Sarah Grusin, ’10, regularly answers the phone this way during her summer Project HEALTH shift, Fridays 12:30-4:30 p.m. Her usual desk partner isn’t here this week, so she’s grateful for any visitors. Grusin has a caseload of 12 clients, who call her with problems such as finding a job and making use of government resources like food stamps. She gets new clients through phone calls, she says, and occasionally hospital patients visit the help desk.

Grusin joined Project HEALTH (Helping Empower, Advocate, and Lead Through Health)—a national organization in which students, “mini-social workers” in her words, connect low-income hospital patients with services for food, housing, and jobs—last year. The U of C branch began in fall 2006.

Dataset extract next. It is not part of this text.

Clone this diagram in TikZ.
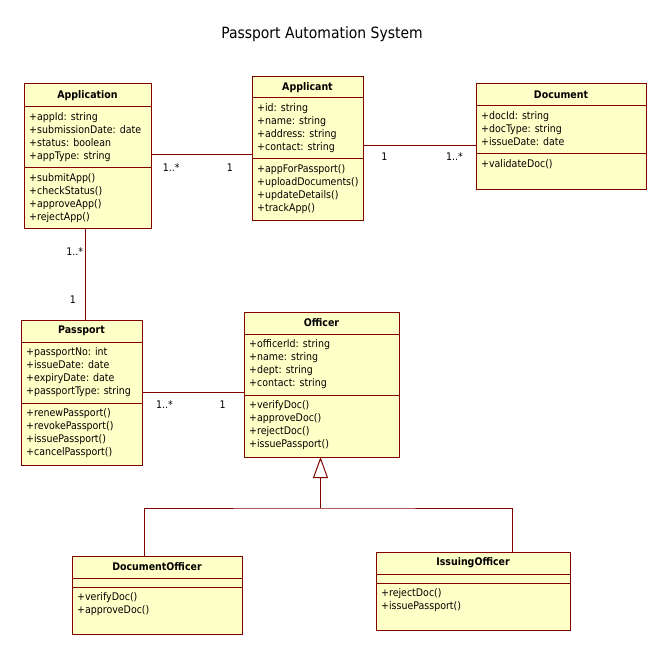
\documentclass[tikz,border=0pt]{standalone}
\usepackage{fontspec}
\setmainfont{DejaVu Sans Condensed}
\usetikzlibrary{positioning, arrows.meta}
\definecolor{umlline}{RGB}{128,0,0}
\definecolor{umlfill}{RGB}{255,255,200}

\begin{document}
\begin{tikzpicture}[x=1pt, y=-1pt, font=\fontsize{10.5}{12.7}\selectfont,
  classhead/.style={draw=umlline, fill=umlfill, line width=1pt, outer sep=0pt, anchor=north west,
    font=\fontsize{10.5}{12.7}\selectfont\bfseries},
  classpart/.style={draw=umlline, fill=umlfill, line width=1pt, outer sep=0pt, inner sep=0pt},
  members/.style={anchor=north west, align=left, inner xsep=5pt, inner ysep=5.8pt},
  mult/.style={inner sep=1pt},
  assoc/.style={draw=umlline, line width=1pt}]
  \useasboundingbox (0,0) rectangle (667,655);
  \node (title) at (322,34) {\fontsize{15.5}{17}\selectfont Passport Automation System};

  \node[classhead, minimum width=127, minimum height=23] (apphead) at (24,84) {Application};
  \node[classpart, minimum width=127, minimum height=61, below=0pt of apphead] (appattr) {};
  \node[classpart, minimum width=127, minimum height=61, below=0pt of appattr] (appmeth) {};
  \node[members] (appattrtxt) at (appattr.north west) {+appId: string\\+submissionDate: date\\+status: boolean\\+appType: string};
  \node[members] (appmethtxt) at (appmeth.north west) {+submitApp()\\+checkStatus()\\+approveApp()\\+rejectApp()};

  \node[classhead, minimum width=111, minimum height=21] (apchead) at (252,77) {Applicant};
  \node[classpart, minimum width=111, minimum height=61, below=0pt of apchead] (apcattr) {};
  \node[classpart, minimum width=111, minimum height=62, below=0pt of apcattr] (apcmeth) {};
  \node[members] (apcattrtxt) at (apcattr.north west) {+id: string\\+name: string\\+address: string\\+contact: string};
  \node[members] (apcmethtxt) at (apcmeth.north west) {+appForPassport()\\+uploadDocuments()\\+updateDetails()\\+trackApp()};

  \node[classhead, minimum width=170, minimum height=22] (dochead) at (476,84) {Document};
  \node[classpart, minimum width=170, minimum height=48, below=0pt of dochead] (docattr) {};
  \node[classpart, minimum width=170, minimum height=36, below=0pt of docattr] (docmeth) {};
  \node[members] (docattrtxt) at (docattr.north west) {+docId: string\\+docType: string\\+issueDate: date};
  \node[members] (docmethtxt) at (docmeth.north west) {+validateDoc()};

  \node[classhead, minimum width=121, minimum height=22] (pphead) at (21,320) {Passport};
  \node[classpart, minimum width=121, minimum height=61, below=0pt of pphead] (ppattr) {};
  \node[classpart, minimum width=121, minimum height=62, below=0pt of ppattr] (ppmeth) {};
  \node[members] (ppattrtxt) at (ppattr.north west) {+passportNo: int\\+issueDate: date\\+expiryDate: date\\+passportType: string};
  \node[members] (ppmethtxt) at (ppmeth.north west) {+renewPassport()\\+revokePassport()\\+issuePassport()\\+cancelPassport()};

  \node[classhead, minimum width=155, minimum height=22] (offhead) at (244,312) {Officer};
  \node[classpart, minimum width=155, minimum height=61, below=0pt of offhead] (offattr) {};
  \node[classpart, minimum width=155, minimum height=62, below=0pt of offattr] (offmeth) {};
  \node[members] (offattrtxt) at (offattr.north west) {+officerId: string\\+name: string\\+dept: string\\+contact: string};
  \node[members] (offmethtxt) at (offmeth.north west) {+verifyDoc()\\+approveDoc()\\+rejectDoc()\\+issuePassport()};

  \node[classhead, minimum width=170, minimum height=22] (dohead) at (72,556) {DocumentOfficer};
  \node[classpart, minimum width=170, minimum height=9, below=0pt of dohead] (doattr) {};
  \node[classpart, minimum width=170, minimum height=47, below=0pt of doattr] (dometh) {};
  \node[members] (domethtxt) at (dometh.north west) {+verifyDoc()\\+approveDoc()};

  \node[classhead, minimum width=194, minimum height=22] (iohead) at (376,552) {IssuingOfficer};
  \node[classpart, minimum width=194, minimum height=9, below=0pt of iohead] (ioattr) {};
  \node[classpart, minimum width=194, minimum height=47, below=0pt of ioattr] (iometh) {};
  \node[members] (iomethtxt) at (iometh.north west) {+rejectDoc()\\+issuePassport()};

  \coordinate (appapc) at ([yshift=13pt]appattr.south east);
  \draw[assoc] (appapc) -- (appapc -| apcattr.west)
    node[mult, pos=0.2, below=7pt] {1..*}
    node[mult, pos=0.78, below=7pt] {1};
  \coordinate (apcdoc) at ([yshift=13pt]apcattr.south east);
  \draw[assoc] (apcdoc) -- (apcdoc -| docattr.west)
    node[mult, pos=0.19, below=5pt] {1}
    node[mult, pos=0.81, below=5pt] {1..*};
  \coordinate (apppp) at ([xshift=-2pt]appmeth.south);
  \draw[assoc] (apppp) -- (apppp |- pphead.north)
    node[mult, pos=0.25, left=1pt] {1..*}
    node[mult, pos=0.78, left=8pt] {1};
  \coordinate (ppoff) at ([yshift=11pt]ppattr.south east);
  \draw[assoc] (ppoff) -- (ppoff -| offattr.west)
    node[mult, pos=0.22, below=7pt] {1..*}
    node[mult, pos=0.79, below=7pt] {1};

  \coordinate (offbot) at ([xshift=-1pt]offmeth.south);
  \coordinate (genjoin) at ([yshift=-51pt]offbot);
  \coordinate (dotop) at ([xshift=-13pt]dohead.north);
  \coordinate (iotop) at ([xshift=39pt]iohead.north);
  \draw[assoc] (dotop) |- (genjoin) -| (iotop);
  \draw[assoc, -{Triangle[open, length=21pt, width=15pt, fill=white]}] (genjoin) -- (offbot);
\end{tikzpicture}
\end{document}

Lorenzo’s “was the most tragic story I’d ever heard,” Grusin says. The first person she spoke with on her first solo shift after completing training, Lorenzo told her his wife and son had been killed in a car accident a few months earlier, he was trying to obtain legal custody of his stepson, and he’d lost his apartment. Grusin worried, “I’m going to screw up your life and you’re getting evicted and I don’t know what to do.”

“It’s still terrifying,” she says, but “it’s actually difficult to make things worse for people.” None of the terror comes through in her voice as she congratulates Lorenzo on obtaining a job and recommends that he add his stepson to his food-stamp card instead of taking out a new application. She apologizes because it means a trip to the state Department of Human Services—she knows clients dislike the office, where many complain that they don’t get to see anyone even when they have an appointment.

Grusin hopes to continue with Project HEALTH—which has around 50 volunteers who work weekly two-hour shifts at three neighborhood locations, though her summer shift is longer—during the school year, but she may have to cut down on her hours to make time for coursework. She searches apartment listings for Lorenzo, fills out paperwork to refer him to a lawyer for his being denied his Social Security, and puts everything in an envelope. “Some volunteers are big on making all the calls for people,” she says, but she prefers to give people information they can use as their own starting points. “We don’t have to be a filter for them.”